深入iOS音频开发:变声、混响、TTS与AVAudioEngine实战指南
2025.09.19 15:09浏览量:0简介:本文全面解析iOS音频开发核心技术,涵盖变声、混响、TTS语音合成及AVAudioEngine框架应用,通过Swift5代码示例实现实战教学,助力开发者快速掌握音频处理全流程。
一、引言:iOS音频开发的无限可能
在移动应用开发中,音频处理是提升用户体验的关键环节。从社交娱乐的变声特效,到语音助手的智能交互,再到音乐创作的专业混响,iOS平台提供了强大的音频处理能力。本文将基于AVAudioEngine框架,结合Swift5语言,系统讲解变声、混响、语音合成(TTS)等核心技术的实现方法,帮助开发者构建高性能的音频应用。
二、AVAudioEngine框架解析
AVAudioEngine是Apple在iOS8推出的高性能音频处理框架,采用模块化设计,支持实时音频处理。
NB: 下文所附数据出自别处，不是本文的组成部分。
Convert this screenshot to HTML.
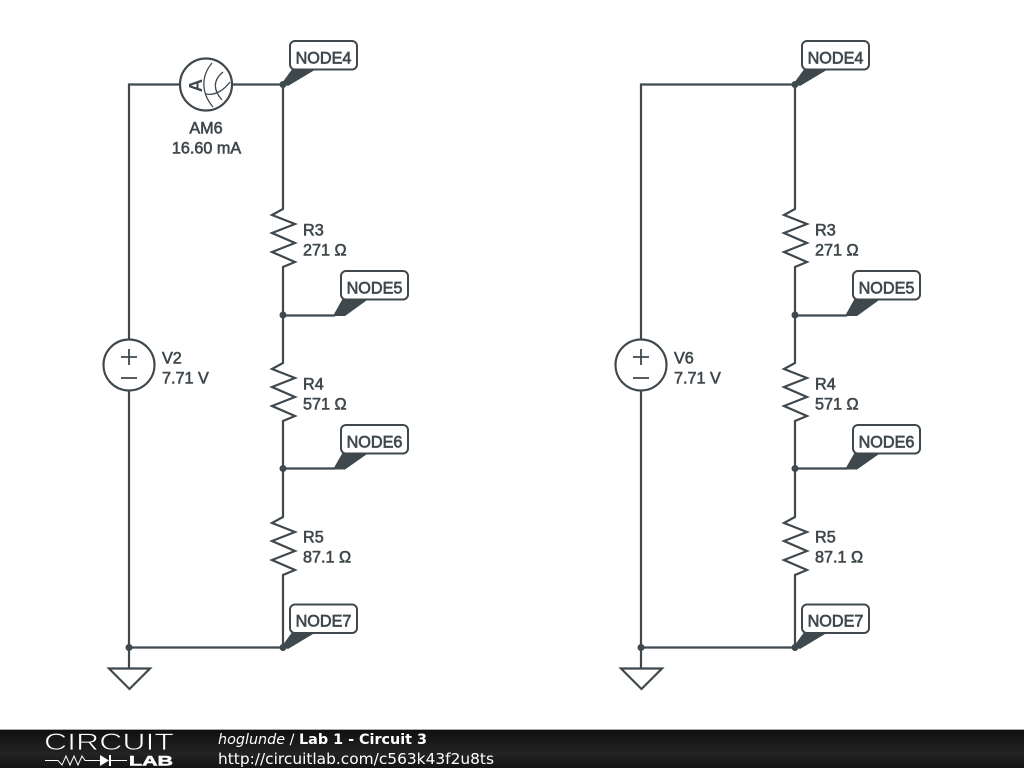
<!DOCTYPE html>
<html><head><meta charset="utf-8"><style>
html,body{margin:0;padding:0;background:#fff;width:1024px;height:768px;overflow:hidden}
svg{display:block}
.w{fill:none;stroke:#3f484d;stroke-width:2.2;stroke-linejoin:miter}
.t{stroke:#3f484d;stroke-width:1.3;fill:none}
.d{fill:#3f484d}
.l{font:16.2px "Liberation Sans",sans-serif;fill:#3f484d;stroke:#3f484d;stroke-width:.6}
.m{text-anchor:middle}
.n{font:16.2px "Liberation Sans",sans-serif;fill:#3f484d;stroke:#3f484d;stroke-width:.65;text-anchor:middle}
.b{fill:#fff;stroke:#3f484d;stroke-width:2}
.f{font:14.35px "DejaVu Sans",sans-serif;fill:#fff}
</style></head><body>
<svg width="1024" height="768" viewBox="0 0 1024 768" xmlns="http://www.w3.org/2000/svg">
<rect width="1024" height="768" fill="#fff"/>

<!-- Left circuit -->
<path class="w" d="M129 339V84.500H180M232 84.500H283V209L272 215 295 224 272 233 295 243 272 252 295 262 283 267V363L272 369 295 378 272 387 295 397 272 406 295 416 283 421V517L272 523 295 532 272 541 295 551 272 560 295 570 283 575V647.500H129V391M129 647.500V668"/>
<circle class="w" cx="206" cy="84.500" r="26"/>
<text x="0" y="0" transform="translate(202,85.500) rotate(-90)" text-anchor="middle" font-family="Liberation Sans,sans-serif" font-weight="bold" font-size="18.500" fill="#3f484d">A</text>
<path class="t" d="M212 63C201 76 201 93 213 107M223 72C213 80 213 90 222 100M206 94C215 96 224 90 230 82"/>
<circle class="w" cx="129" cy="365" r="25.500"/>
<path class="t" style="stroke-width:1.8" d="M121 357H137M129 349V365M121 378H137"/>
<path class="w" d="M109 668.500H150L129.500 689Z"/>
<g class="d"><circle cx="283" cy="84.500" r="3.500"/><circle cx="283" cy="315" r="3.500"/><circle cx="283" cy="468.500" r="3.500"/><circle cx="283" cy="647.500" r="3.500"/><circle cx="129" cy="647.500" r="3.500"/>
<path d="M282 83 293 68H318L288 86Z"/><path d="M282 646 293 631H318L288 649Z"/><path d="M333 316 343 298H370L345 316Z"/><path d="M333 469.500 343 452H370L345 469.500Z"/></g>
<path class="w" d="M283 315.500H335M283 468.500H335"/>
<rect class="b" x="290" y="41" width="67" height="28.500" rx="5"/><text class="n" x="323.500" y="63.500">NODE4</text>
<rect class="b" x="290" y="604.500" width="67" height="28.500" rx="5"/><text class="n" x="323.500" y="626.500">NODE7</text>
<rect class="b" x="341" y="271" width="67" height="28.500" rx="5"/><text class="n" x="374.500" y="293.500">NODE5</text>
<rect class="b" x="341" y="425" width="67" height="28.500" rx="5"/><text class="n" x="374.500" y="447.500">NODE6</text>
<text class="l m" x="206" y="133.500">AM6</text><text class="l m" x="206.500" y="153.500">16.60 mA</text>
<text class="l" x="162" y="363.500">V2</text><text class="l" x="162" y="383.500">7.71 V</text>
<text class="l" x="303" y="235.500">R3</text><text class="l" x="303" y="255.500">271 Ω</text>
<text class="l" x="303" y="389.500">R4</text><text class="l" x="303" y="409.500">571 Ω</text>
<text class="l" x="303" y="542.500">R5</text><text class="l" x="303" y="562.500">87.1 Ω</text>

<!-- Right circuit -->
<path class="w" d="M641 339V84.500H795V209L784 215 807 224 784 233 807 243 784 252 807 262 795 267V363L784 369 807 378 784 387 807 397 784 406 807 416 795 421V517L784 523 807 532 784 541 807 551 784 560 807 570 795 575V647.500H641V391M641 647.500V668"/>
<circle class="w" cx="641" cy="365" r="25.500"/>
<path class="t" style="stroke-width:1.8" d="M633 357H649M641 349V365M633 378H649"/>
<path class="w" d="M621 668.500H662L641.500 689Z"/>
<g class="d"><circle cx="795" cy="84.500" r="3.500"/><circle cx="795" cy="315" r="3.500"/><circle cx="795" cy="468.500" r="3.500"/><circle cx="795" cy="647.500" r="3.500"/><circle cx="641" cy="647.500" r="3.500"/>
<path d="M794 83 805 68H830L800 86Z"/><path d="M794 646 805 631H830L800 649Z"/><path d="M845 316 855 298H882L857 316Z"/><path d="M845 469.500 855 452H882L857 469.500Z"/></g>
<path class="w" d="M795 315.500H847M795 468.500H847"/>
<rect class="b" x="802" y="41" width="67" height="28.500" rx="5"/><text class="n" x="835.500" y="63.500">NODE4</text>
<rect class="b" x="802" y="604.500" width="67" height="28.500" rx="5"/><text class="n" x="835.500" y="626.500">NODE7</text>
<rect class="b" x="853" y="271" width="67" height="28.500" rx="5"/><text class="n" x="886.500" y="293.500">NODE5</text>
<rect class="b" x="853" y="425" width="67" height="28.500" rx="5"/><text class="n" x="886.500" y="447.500">NODE6</text>
<text class="l" x="674" y="363.500">V6</text><text class="l" x="674" y="383.500">7.71 V</text>
<text class="l" x="815" y="235.500">R3</text><text class="l" x="815" y="255.500">271 Ω</text>
<text class="l" x="815" y="389.500">R4</text><text class="l" x="815" y="409.500">571 Ω</text>
<text class="l" x="815" y="542.500">R5</text><text class="l" x="815" y="562.500">87.1 Ω</text>

<!-- Footer -->
<defs><linearGradient id="g" x1="0" y1="0" x2="0" y2="1"><stop offset="0" stop-color="#0f0f0f"/><stop offset=".65" stop-color="#232323"/><stop offset="1" stop-color="#141414"/></linearGradient></defs>
<rect y="729" width="1024" height="39" fill="url(#g)"/>
<rect y="729" width="1024" height="1" fill="#a8a8a8"/>
<text x="44" y="750" font-family="Liberation Sans,sans-serif" font-size="24" fill="#fff" stroke="#1a1a1a" stroke-width=".7" textLength="130" lengthAdjust="spacingAndGlyphs">CIRCUIT</text>
<path d="M45 760.500H58L62 765 66 756 70 765 74 756 78 765 82 756 85 760.500H100M110 760.500H127" fill="none" stroke="#fff" stroke-width="1"/>
<path d="M100 755V766L109 760.500Z" fill="#fff"/><path d="M110 755V766" stroke="#fff" stroke-width="2"/>
<text x="129" y="765.500" font-family="Liberation Sans,sans-serif" font-size="14" font-weight="bold" fill="#fff" stroke="#fff" stroke-width=".5" textLength="44" lengthAdjust="spacingAndGlyphs">LAB</text>
<text class="f" x="218" y="744"><tspan font-style="italic">hoglunde</tspan> / <tspan font-weight="bold">Lab 1 - Circuit 3</tspan></text>
<text class="f" x="218" y="764" style="font-size:15.400px">http://circuitlab.com/c563k43f2u8ts</text>
</svg>
</body></html>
其核心组件包括:
- AVAudioEngine:引擎核心,管理音频单元连接
- AVAudioNode:基础节点类,包含输入/输出节点
- AVAudioUnitTimePitch:实现变声效果的关键节点
- AVAudioUnitReverb:混响效果处理节点
- AVAudioPlayerNode:音频播放节点
import AVFoundation
class AudioEngineManager {
var engine: AVAudioEngine!
var playerNode: AVAudioPlayerNode!
init() {
engine = AVAudioEngine()
playerNode = AVAudioPlayerNode()
engine.attach(playerNode)
}
func startEngine() {
engine.prepare()
try? engine.start()
}
}
三、变声技术实现
变声效果主要通过调整音频的音高和播放速率实现,核心是AVAudioUnitTimePitch节点:
1. 基础变声实现
func setupPitchEffect() {
let pitchNode = AVAudioUnitTimePitch()
pitchNode.pitch = 1200 // 半音阶调整(±2400)
pitchNode.rate = 1.0 // 播放速率
engine.attach(pitchNode)
engine.connect(playerNode, to: pitchNode, format: nil)
let mainMixer = engine.mainMixerNode
engine.connect(pitchNode, to: mainMixer, format: nil)
}
2. 高级变声参数
- Pitch(音高):范围±2400个半音,100为一个大二度
- Rate(速率):0.5(慢速)到2.0(快速)
- Overlap(重叠):控制音高变换的平滑度
3. 实时变声方案
结合AVAudioFile和定时器实现实时变声:
func playWithRealTimePitch() {
guard let file = try? AVAudioFile(forReading: url) else { return }
playerNode.scheduleFile(file, at: nil) {
print("播放完成")
}
// 动态调整音高
Timer.scheduledTimer(withTimeInterval: 2.0, repeats: true) { _ in
let newPitch = Float.random(in: -1200...1200)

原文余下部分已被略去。